Depuis 2000, au moins 18 demandeurs d’asile et migrants sont morts en détention au Canada. J’aimerais raconter l’histoire de l’un de ces décès tragiques. Abdurahman Hassan était un réfugié somalien arrivé au Canada en 1992. M. Hassan souffrait de schizophrénie, de troubles bipolaires et de stress post‑traumatique, et après de multiples rencontres avec les forces de l’ordre, il a été placé en détention par les services d’immigration. Au cours de cette période, il a été soumis à plusieurs reprises à un isolement prolongé, passant même 95 jours consécutifs en isolement cellulaire.
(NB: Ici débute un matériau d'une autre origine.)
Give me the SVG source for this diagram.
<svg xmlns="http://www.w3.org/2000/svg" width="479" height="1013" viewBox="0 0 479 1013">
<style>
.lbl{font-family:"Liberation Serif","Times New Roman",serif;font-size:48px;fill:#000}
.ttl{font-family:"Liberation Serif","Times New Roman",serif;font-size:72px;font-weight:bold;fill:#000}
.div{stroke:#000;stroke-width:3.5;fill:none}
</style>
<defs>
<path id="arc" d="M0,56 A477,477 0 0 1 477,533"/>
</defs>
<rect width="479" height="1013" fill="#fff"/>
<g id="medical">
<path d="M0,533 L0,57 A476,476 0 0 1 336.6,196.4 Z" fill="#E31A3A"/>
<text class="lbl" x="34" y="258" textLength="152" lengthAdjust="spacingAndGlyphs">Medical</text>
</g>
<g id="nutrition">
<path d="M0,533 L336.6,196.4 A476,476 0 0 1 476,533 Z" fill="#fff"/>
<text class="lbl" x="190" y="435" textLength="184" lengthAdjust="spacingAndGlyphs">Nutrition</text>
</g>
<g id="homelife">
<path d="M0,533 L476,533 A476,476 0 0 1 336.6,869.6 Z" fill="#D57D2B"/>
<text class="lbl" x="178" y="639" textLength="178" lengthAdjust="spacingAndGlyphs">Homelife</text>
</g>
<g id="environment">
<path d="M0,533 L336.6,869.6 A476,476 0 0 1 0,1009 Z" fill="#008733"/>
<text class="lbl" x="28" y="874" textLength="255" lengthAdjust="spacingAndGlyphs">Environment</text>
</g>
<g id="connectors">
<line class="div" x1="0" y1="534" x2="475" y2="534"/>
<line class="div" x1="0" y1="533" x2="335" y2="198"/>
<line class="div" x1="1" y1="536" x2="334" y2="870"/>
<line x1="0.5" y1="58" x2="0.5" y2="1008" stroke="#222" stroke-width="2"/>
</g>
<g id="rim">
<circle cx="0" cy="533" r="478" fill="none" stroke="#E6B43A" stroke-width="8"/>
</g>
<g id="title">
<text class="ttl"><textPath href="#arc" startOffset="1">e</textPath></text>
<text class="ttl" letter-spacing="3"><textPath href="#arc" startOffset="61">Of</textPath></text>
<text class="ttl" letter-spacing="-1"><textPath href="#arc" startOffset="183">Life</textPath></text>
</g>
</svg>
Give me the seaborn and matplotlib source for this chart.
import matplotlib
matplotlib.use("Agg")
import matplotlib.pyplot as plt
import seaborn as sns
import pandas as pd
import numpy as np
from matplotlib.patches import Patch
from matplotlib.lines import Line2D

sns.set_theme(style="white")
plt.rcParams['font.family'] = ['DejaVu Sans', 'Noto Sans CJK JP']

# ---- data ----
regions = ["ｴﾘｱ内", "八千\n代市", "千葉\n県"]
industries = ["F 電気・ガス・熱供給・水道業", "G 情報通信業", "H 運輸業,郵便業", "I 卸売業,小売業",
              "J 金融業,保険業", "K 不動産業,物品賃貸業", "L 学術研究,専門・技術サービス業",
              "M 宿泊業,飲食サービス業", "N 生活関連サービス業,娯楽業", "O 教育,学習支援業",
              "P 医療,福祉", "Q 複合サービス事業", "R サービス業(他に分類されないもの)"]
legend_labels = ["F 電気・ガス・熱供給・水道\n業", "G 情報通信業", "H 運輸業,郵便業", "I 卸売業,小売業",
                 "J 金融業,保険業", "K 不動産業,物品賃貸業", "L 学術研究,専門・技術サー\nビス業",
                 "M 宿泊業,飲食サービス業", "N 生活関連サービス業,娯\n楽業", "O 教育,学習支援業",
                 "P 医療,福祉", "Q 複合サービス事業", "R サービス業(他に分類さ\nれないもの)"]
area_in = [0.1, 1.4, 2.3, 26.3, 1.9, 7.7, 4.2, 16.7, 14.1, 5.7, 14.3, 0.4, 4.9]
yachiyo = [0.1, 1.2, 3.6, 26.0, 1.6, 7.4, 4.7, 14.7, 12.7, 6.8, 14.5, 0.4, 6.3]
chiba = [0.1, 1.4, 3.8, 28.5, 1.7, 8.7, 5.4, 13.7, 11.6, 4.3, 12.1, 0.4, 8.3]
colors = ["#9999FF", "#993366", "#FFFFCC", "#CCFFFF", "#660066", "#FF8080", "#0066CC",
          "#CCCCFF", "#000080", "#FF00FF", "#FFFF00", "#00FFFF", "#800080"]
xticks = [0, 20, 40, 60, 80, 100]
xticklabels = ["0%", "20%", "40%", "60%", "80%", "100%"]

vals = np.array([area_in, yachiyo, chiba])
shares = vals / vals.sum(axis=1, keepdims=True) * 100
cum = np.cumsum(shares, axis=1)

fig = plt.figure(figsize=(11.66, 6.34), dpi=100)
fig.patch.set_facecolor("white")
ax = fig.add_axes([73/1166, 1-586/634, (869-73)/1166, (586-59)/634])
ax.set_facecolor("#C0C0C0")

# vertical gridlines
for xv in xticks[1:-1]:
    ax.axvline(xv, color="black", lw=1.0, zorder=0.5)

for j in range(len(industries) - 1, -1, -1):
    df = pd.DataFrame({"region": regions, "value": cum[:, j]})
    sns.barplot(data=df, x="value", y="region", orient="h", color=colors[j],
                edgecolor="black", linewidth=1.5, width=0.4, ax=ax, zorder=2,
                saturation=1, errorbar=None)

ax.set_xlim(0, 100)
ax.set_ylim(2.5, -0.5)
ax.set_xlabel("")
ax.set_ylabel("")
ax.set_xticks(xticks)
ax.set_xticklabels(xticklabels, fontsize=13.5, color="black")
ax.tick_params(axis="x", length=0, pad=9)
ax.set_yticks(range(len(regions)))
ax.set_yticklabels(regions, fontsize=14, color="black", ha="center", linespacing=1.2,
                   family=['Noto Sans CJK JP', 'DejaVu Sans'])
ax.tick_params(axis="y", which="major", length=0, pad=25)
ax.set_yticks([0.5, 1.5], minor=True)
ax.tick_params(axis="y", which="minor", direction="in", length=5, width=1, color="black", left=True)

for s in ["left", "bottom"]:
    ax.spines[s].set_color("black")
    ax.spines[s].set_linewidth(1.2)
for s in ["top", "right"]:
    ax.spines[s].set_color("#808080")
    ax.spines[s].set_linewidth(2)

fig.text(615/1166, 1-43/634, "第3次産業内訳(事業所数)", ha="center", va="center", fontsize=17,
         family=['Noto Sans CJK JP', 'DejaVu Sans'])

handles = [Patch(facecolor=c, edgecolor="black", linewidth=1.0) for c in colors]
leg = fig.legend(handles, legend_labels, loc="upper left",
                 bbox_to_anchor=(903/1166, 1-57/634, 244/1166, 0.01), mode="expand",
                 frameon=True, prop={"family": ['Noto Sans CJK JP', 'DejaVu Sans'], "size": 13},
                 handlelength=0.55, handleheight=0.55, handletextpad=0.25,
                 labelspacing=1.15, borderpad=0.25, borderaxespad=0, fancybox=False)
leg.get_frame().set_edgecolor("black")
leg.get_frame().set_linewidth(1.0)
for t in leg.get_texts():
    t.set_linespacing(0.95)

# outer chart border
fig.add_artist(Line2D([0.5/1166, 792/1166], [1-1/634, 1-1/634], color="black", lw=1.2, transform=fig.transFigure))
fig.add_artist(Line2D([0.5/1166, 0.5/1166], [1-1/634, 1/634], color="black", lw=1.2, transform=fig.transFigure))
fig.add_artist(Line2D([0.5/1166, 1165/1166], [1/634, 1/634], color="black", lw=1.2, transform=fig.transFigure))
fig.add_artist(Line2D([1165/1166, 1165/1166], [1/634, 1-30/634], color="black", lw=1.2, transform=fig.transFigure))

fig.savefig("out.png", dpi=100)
Tragiquement, M. Hassan est décédé le 11 juin 2015, alors qu’il était détenu par l’ASFC.
Il a fallu huit ans pour obtenir un semblant de justice et de responsabilisation, lorsque le coroner chargé de l’enquête sur la mort de M. Hassan a prononcé son verdict et ses recommandations en février 2023. Une de ces 53 recommandations était d’établir un organisme de surveillance indépendant pour l’ASFC afin que ce qui est arrivé à M. Hassan ne se reproduise pas.
La création d’un organisme de surveillance de l’ASFC est urgente et attendue depuis longtemps, et il est temps d’agir. Nous demandons instamment aux membres de ce comité de travailler ensemble pour veiller à la mise en place de mesures indépendantes et véritablement efficaces pour la surveillance et la responsabilisation des organismes fédéraux chargés de l’application de la loi. Nous vous remercions et sommes prêts à répondre à vos questions.
Le président : Merci à vous deux.
Nous allons maintenant entendre Julia Sande, responsable des campagnes, Lois et politiques sur les droits de la personne, Amnistie internationale Canada. Madame Sande, veuillez prendre la parole, si vous êtes prête.
Julia Sande, responsable des campagnes, Lois et politiques sur les droits de la personne, Amnistie internationale Canada : Je vous remercie de cette occasion de comparaître devant vous aujourd’hui au nom d’Amnistie internationale Canada. Amnistie internationale accueille favorablement le projet de loi C-20 qui, comme vous le savez, créerait la Commission d’examen et de traitement des plaintes du public pour la surveillance indépendante de l’ASFC et de la GRC. Bien que nos recommandations s’appliquent aux deux organismes, je concentrerai mes remarques aujourd’hui sur l’ASFC, dont la surveillance se fait attendre depuis longtemps.
L’ASFC dispose de pouvoirs étendus. Elle peut arrêter, détenir et expulser des personnes. Elle interagit fréquemment avec des personnes vulnérables et marginalisées, en raison de leur statut d’immigration, de leur race, de leur identité de genre et de leurs handicaps psychosociaux. Malgré cela, comme mes amis viennent de le mentionner, l’ASFC reste le seul grand organisme d’application de la loi au Canada à ne pas être soumis à une surveillance civile indépendante.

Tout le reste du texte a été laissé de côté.